● Given data:

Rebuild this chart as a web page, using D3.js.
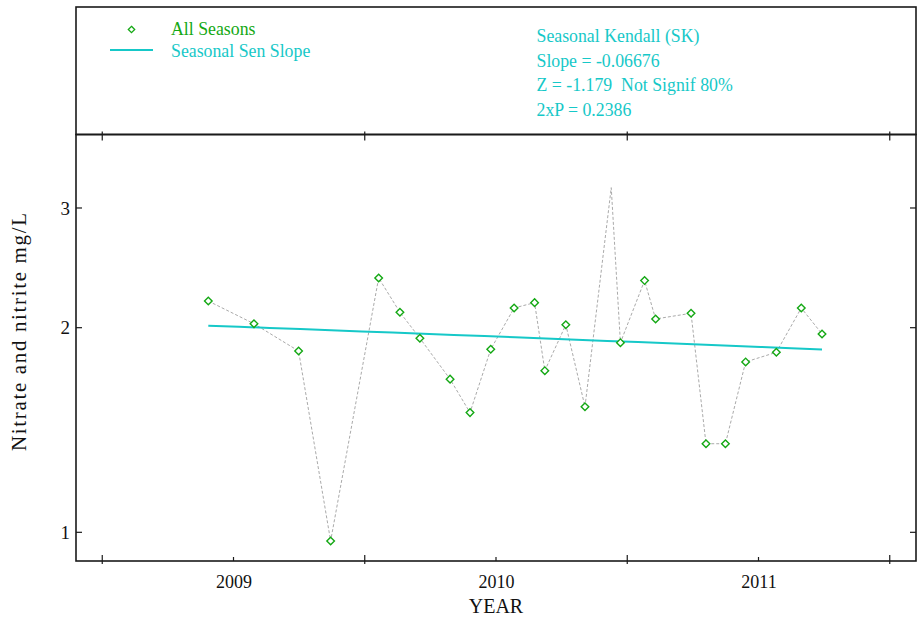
<!DOCTYPE html>
<html>
<head>
<meta charset="utf-8">
<script src="https://cdn.jsdelivr.net/npm/d3@7"></script>
<style>
  html, body { margin: 0; padding: 0; background: #fff; }
  svg { display: block; font-family: "Liberation Serif", "Times New Roman", serif; }
</style>
</head>
<body>
<svg id="chart" width="919" height="621"></svg>
<script>
// Sample dates (decimal years) and nitrate + nitrite concentrations (mg/L)
const sampleYears = [
  2008.904, 2009.078, 2009.248, 2009.370, 2009.553, 2009.634, 2009.710,
  2009.825, 2009.901, 2009.980, 2010.069, 2010.147, 2010.186, 2010.266,
  2010.339, 2010.439, 2010.474, 2010.566, 2010.608, 2010.743, 2010.800,
  2010.874, 2010.951, 2011.068, 2011.163, 2011.242
];
const sampleValues = [
  2.189, 2.027, 1.848, 0.971, 2.367, 2.107, 1.930,
  1.680, 1.500, 1.859, 2.138, 2.177, 1.729, 2.020,
  1.530, 3.214, 1.901, 2.346, 2.060, 2.100, 1.350,
  1.350, 1.781, 1.840, 2.138, 1.958
];
// Samples drawn with a diamond marker (the 2010.439 sample is on the line only)
const sampleMarked = [
  true, true, true, true, true, true, true,
  true, true, true, true, true, true, true,
  true, false, true, true, true, true, true,
  true, true, true, true, true
];

// Seasonal Kendall results
const senSlope = -0.06676;      // mg/L per year
const senStartValue = 2.014;    // value of the Sen line at the first sample
const statsLines = [
  "Seasonal Kendall (SK)",
  "Slope = -0.06676",
  "Z = -1.179  Not Signif 80%",
  "2xP = 0.2386"
];
const legendLabels = ["All Seasons", "Seasonal Sen Slope"];

// Axis ticks
const yTickValues = [1, 2, 3];
const yearTicks = [2009, 2010, 2011];
const halfYearTicks = [2008.5, 2009.5, 2010.5, 2011.5];
const xDomain = [2008.4, 2011.6];
const yDomain = [0.9074, 3.848];

const green = "#14a814";
const cyan = "#16c8c8";
const frame = "#1a1a1a";

const svg = d3.select("#chart");
const plot = { left: 76, right: 916, top: 134.5, bottom: 561 };
const header = { top: 7 };

const x = d3.scaleLinear().domain(xDomain).range([plot.left, plot.right]);
const y = d3.scaleLog().domain(yDomain).range([plot.bottom, plot.top]);

// Header box and plot frame
svg.append("rect")
  .attr("x", plot.left).attr("y", header.top)
  .attr("width", plot.right - plot.left).attr("height", plot.top - header.top)
  .attr("fill", "none").attr("stroke", frame).attr("stroke-width", 1.6);
svg.append("rect")
  .attr("x", plot.left).attr("y", plot.top)
  .attr("width", plot.right - plot.left).attr("height", plot.bottom - plot.top)
  .attr("fill", "none").attr("stroke", frame).attr("stroke-width", 1.6);

// Bottom axis: year labels with short inside ticks, half-year ticks crossing the axis
const xAxisYears = d3.axisBottom(x).tickValues(yearTicks).tickFormat(d3.format("d")).tickSize(0).tickPadding(14);
const gx = svg.append("g").attr("transform", `translate(0,${plot.bottom})`).call(xAxisYears);
gx.select(".domain").remove();
gx.selectAll("text").attr("font-size", 18).attr("font-family", "Liberation Serif").attr("fill", "#111");

const ticks = svg.append("g").attr("stroke", frame).attr("stroke-width", 1.2);
ticks.selectAll(".yt").data(yearTicks).join("line")
  .attr("x1", d => x(d)).attr("x2", d => x(d))
  .attr("y1", plot.bottom - 4).attr("y2", plot.bottom);
ticks.selectAll(".hb").data(halfYearTicks).join("line")
  .attr("x1", d => x(d)).attr("x2", d => x(d))
  .attr("y1", plot.bottom - 6).attr("y2", plot.bottom + 3);
ticks.selectAll(".ht").data(halfYearTicks).join("line")
  .attr("x1", d => x(d)).attr("x2", d => x(d))
  .attr("y1", plot.top - 3).attr("y2", plot.top + 6);

// Left axis labels and inside ticks on both sides
const yAxis = d3.axisLeft(y).tickValues(yTickValues).tickFormat(d3.format("d")).tickSize(0).tickPadding(6);
const gy = svg.append("g").attr("transform", `translate(${plot.left},0)`).call(yAxis);
gy.select(".domain").remove();
gy.selectAll("text").attr("font-size", 19).attr("font-family", "Liberation Serif").attr("fill", "#111");
ticks.selectAll(".yl").data(yTickValues).join("line")
  .attr("x1", plot.left).attr("x2", plot.left + 6)
  .attr("y1", d => y(d)).attr("y2", d => y(d));
ticks.selectAll(".yr").data(yTickValues).join("line")
  .attr("x1", plot.right - 6).attr("x2", plot.right)
  .attr("y1", d => y(d)).attr("y2", d => y(d));

// Axis titles
svg.append("text")
  .attr("x", x(2010)).attr("y", 613)
  .attr("text-anchor", "middle").attr("font-size", 20).attr("fill", "#111")
  .text("YEAR");
svg.append("text")
  .attr("transform", `translate(26,332) rotate(-90)`)
  .attr("text-anchor", "middle").attr("font-size", 21).attr("fill", "#111")
  .attr("textLength", 238).attr("lengthAdjust", "spacing")
  .text("Nitrate and nitrite mg/L");

// Dashed line joining the samples
const samples = sampleYears.map((t, i) => ({ t, v: sampleValues[i], marked: sampleMarked[i] }));
svg.append("path")
  .datum(samples)
  .attr("fill", "none").attr("stroke", "#aaaaaa").attr("stroke-width", 1)
  .attr("stroke-dasharray", "3,2")
  .attr("d", d3.line().x(d => x(d.t)).y(d => y(d.v)));

// Seasonal Sen slope line
const t0 = sampleYears[0], t1 = sampleYears[sampleYears.length - 1];
const senPts = d3.range(0, 21).map(k => {
  const t = t0 + (t1 - t0) * k / 20;
  return { t, v: senStartValue + senSlope * (t - t0) };
});
svg.append("path")
  .datum(senPts)
  .attr("fill", "none").attr("stroke", cyan).attr("stroke-width", 2)
  .attr("d", d3.line().x(d => x(d.t)).y(d => y(d.v)));

// Diamond markers
const diamond = r => `M0,${-r}L${r},0L0,${r}L${-r},0Z`;
svg.append("g").selectAll("path")
  .data(samples.filter(d => d.marked))
  .join("path")
  .attr("transform", d => `translate(${x(d.t)},${y(d.v)})`)
  .attr("d", diamond(3.8))
  .attr("fill", "#fff").attr("stroke", green).attr("stroke-width", 1.4);

// Legend
const legend = svg.append("g");
legend.append("path")
  .attr("transform", "translate(131.5,29.5)")
  .attr("d", diamond(3.2))
  .attr("fill", "#fff").attr("stroke", green).attr("stroke-width", 1.3);
legend.append("line")
  .attr("x1", 110).attr("x2", 153).attr("y1", 50).attr("y2", 50)
  .attr("stroke", cyan).attr("stroke-width", 2);
legend.selectAll("text").data(legendLabels).join("text")
  .attr("x", 171).attr("y", (d, i) => 35 + i * 21.5)
  .attr("font-size", 17.8)
  .attr("fill", (d, i) => i === 0 ? green : cyan)
  .text(d => d);

// Trend statistics
svg.append("g").selectAll("text").data(statsLines).join("text")
  .attr("x", 536.5).attr("y", (d, i) => 42 + i * 24.7)
  .attr("font-size", 17.8).attr("fill", cyan)
  .attr("xml:space", "preserve").style("white-space", "pre")
  .text(d => d);
</script>
</body>
</html>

● Stated goal:
Exclude the images, then output the data above word for word.

● Expected output:
Rebuild this chart as a web page, using D3.js.
<!DOCTYPE html>
<html>
<head>
<meta charset="utf-8">
<script src="https://cdn.jsdelivr.net/npm/d3@7"></script>
<style>
  html, body { margin: 0; padding: 0; background: #fff; }
  svg { display: block; font-family: "Liberation Serif", "Times New Roman", serif; }
</style>
</head>
<body>
<svg id="chart" width="919" height="621"></svg>
<script>
// Sample dates (decimal years) and nitrate + nitrite concentrations (mg/L)
const sampleYears = [
  2008.904, 2009.078, 2009.248, 2009.370, 2009.553, 2009.634, 2009.710,
  2009.825, 2009.901, 2009.980, 2010.069, 2010.147, 2010.186, 2010.266,
  2010.339, 2010.439, 2010.474, 2010.566, 2010.608, 2010.743, 2010.800,
  2010.874, 2010.951, 2011.068, 2011.163, 2011.242
];
const sampleValues = [
  2.189, 2.027, 1.848, 0.971, 2.367, 2.107, 1.930,
  1.680, 1.500, 1.859, 2.138, 2.177, 1.729, 2.020,
  1.530, 3.214, 1.901, 2.346, 2.060, 2.100, 1.350,
  1.350, 1.781, 1.840, 2.138, 1.958
];
// Samples drawn with a diamond marker (the 2010.439 sample is on the line only)
const sampleMarked = [
  true, true, true, true, true, true, true,
  true, true, true, true, true, true, true,
  true, false, true, true, true, true, true,
  true, true, true, true, true
];

// Seasonal Kendall results
const senSlope = -0.06676;      // mg/L per year
const senStartValue = 2.014;    // value of the Sen line at the first sample
const statsLines = [
  "Seasonal Kendall (SK)",
  "Slope = -0.06676",
  "Z = -1.179  Not Signif 80%",
  "2xP = 0.2386"
];
const legendLabels = ["All Seasons", "Seasonal Sen Slope"];

// Axis ticks
const yTickValues = [1, 2, 3];
const yearTicks = [2009, 2010, 2011];
const halfYearTicks = [2008.5, 2009.5, 2010.5, 2011.5];
const xDomain = [2008.4, 2011.6];
const yDomain = [0.9074, 3.848];

const green = "#14a814";
const cyan = "#16c8c8";
const frame = "#1a1a1a";

const svg = d3.select("#chart");
const plot = { left: 76, right: 916, top: 134.5, bottom: 561 };
const header = { top: 7 };

const x = d3.scaleLinear().domain(xDomain).range([plot.left, plot.right]);
const y = d3.scaleLog().domain(yDomain).range([plot.bottom, plot.top]);

// Header box and plot frame
svg.append("rect")
  .attr("x", plot.left).attr("y", header.top)
  .attr("width", plot.right - plot.left).attr("height", plot.top - header.top)
  .attr("fill", "none").attr("stroke", frame).attr("stroke-width", 1.6);
svg.append("rect")
  .attr("x", plot.left).attr("y", plot.top)
  .attr("width", plot.right - plot.left).attr("height", plot.bottom - plot.top)
  .attr("fill", "none").attr("stroke", frame).attr("stroke-width", 1.6);

// Bottom axis: year labels with short inside ticks, half-year ticks crossing the axis
const xAxisYears = d3.axisBottom(x).tickValues(yearTicks).tickFormat(d3.format("d")).tickSize(0).tickPadding(14);
const gx = svg.append("g").attr("transform", `translate(0,${plot.bottom})`).call(xAxisYears);
gx.select(".domain").remove();
gx.selectAll("text").attr("font-size", 18).attr("font-family", "Liberation Serif").attr("fill", "#111");

const ticks = svg.append("g").attr("stroke", frame).attr("stroke-width", 1.2);
ticks.selectAll(".yt").data(yearTicks).join("line")
  .attr("x1", d => x(d)).attr("x2", d => x(d))
  .attr("y1", plot.bottom - 4).attr("y2", plot.bottom);
ticks.selectAll(".hb").data(halfYearTicks).join("line")
  .attr("x1", d => x(d)).attr("x2", d => x(d))
  .attr("y1", plot.bottom - 6).attr("y2", plot.bottom + 3);
ticks.selectAll(".ht").data(halfYearTicks).join("line")
  .attr("x1", d => x(d)).attr("x2", d => x(d))
  .attr("y1", plot.top - 3).attr("y2", plot.top + 6);

// Left axis labels and inside ticks on both sides
const yAxis = d3.axisLeft(y).tickValues(yTickValues).tickFormat(d3.format("d")).tickSize(0).tickPadding(6);
const gy = svg.append("g").attr("transform", `translate(${plot.left},0)`).call(yAxis);
gy.select(".domain").remove();
gy.selectAll("text").attr("font-size", 19).attr("font-family", "Liberation Serif").attr("fill", "#111");
ticks.selectAll(".yl").data(yTickValues).join("line")
  .attr("x1", plot.left).attr("x2", plot.left + 6)
  .attr("y1", d => y(d)).attr("y2", d => y(d));
ticks.selectAll(".yr").data(yTickValues).join("line")
  .attr("x1", plot.right - 6).attr("x2", plot.right)
  .attr("y1", d => y(d)).attr("y2", d => y(d));

// Axis titles
svg.append("text")
  .attr("x", x(2010)).attr("y", 613)
  .attr("text-anchor", "middle").attr("font-size", 20).attr("fill", "#111")
  .text("YEAR");
svg.append("text")
  .attr("transform", `translate(26,332) rotate(-90)`)
  .attr("text-anchor", "middle").attr("font-size", 21).attr("fill", "#111")
  .attr("textLength", 238).attr("lengthAdjust", "spacing")
  .text("Nitrate and nitrite mg/L");

// Dashed line joining the samples
const samples = sampleYears.map((t, i) => ({ t, v: sampleValues[i], marked: sampleMarked[i] }));
svg.append("path")
  .datum(samples)
  .attr("fill", "none").attr("stroke", "#aaaaaa").attr("stroke-width", 1)
  .attr("stroke-dasharray", "3,2")
  .attr("d", d3.line().x(d => x(d.t)).y(d => y(d.v)));

// Seasonal Sen slope line
const t0 = sampleYears[0], t1 = sampleYears[sampleYears.length - 1];
const senPts = d3.range(0, 21).map(k => {
  const t = t0 + (t1 - t0) * k / 20;
  return { t, v: senStartValue + senSlope * (t - t0) };
});
svg.append("path")
  .datum(senPts)
  .attr("fill", "none").attr("stroke", cyan).attr("stroke-width", 2)
  .attr("d", d3.line().x(d => x(d.t)).y(d => y(d.v)));

// Diamond markers
const diamond = r => `M0,${-r}L${r},0L0,${r}L${-r},0Z`;
svg.append("g").selectAll("path")
  .data(samples.filter(d => d.marked))
  .join("path")
  .attr("transform", d => `translate(${x(d.t)},${y(d.v)})`)
  .attr("d", diamond(3.8))
  .attr("fill", "#fff").attr("stroke", green).attr("stroke-width", 1.4);

// Legend
const legend = svg.append("g");
legend.append("path")
  .attr("transform", "translate(131.5,29.5)")
  .attr("d", diamond(3.2))
  .attr("fill", "#fff").attr("stroke", green).attr("stroke-width", 1.3);
legend.append("line")
  .attr("x1", 110).attr("x2", 153).attr("y1", 50).attr("y2", 50)
  .attr("stroke", cyan).attr("stroke-width", 2);
legend.selectAll("text").data(legendLabels).join("text")
  .attr("x", 171).attr("y", (d, i) => 35 + i * 21.5)
  .attr("font-size", 17.8)
  .attr("fill", (d, i) => i === 0 ? green : cyan)
  .text(d => d);

// Trend statistics
svg.append("g").selectAll("text").data(statsLines).join("text")
  .attr("x", 536.5).attr("y", (d, i) => 42 + i * 24.7)
  .attr("font-size", 17.8).attr("fill", cyan)
  .attr("xml:space", "preserve").style("white-space", "pre")
  .text(d => d);
</script>
</body>
</html>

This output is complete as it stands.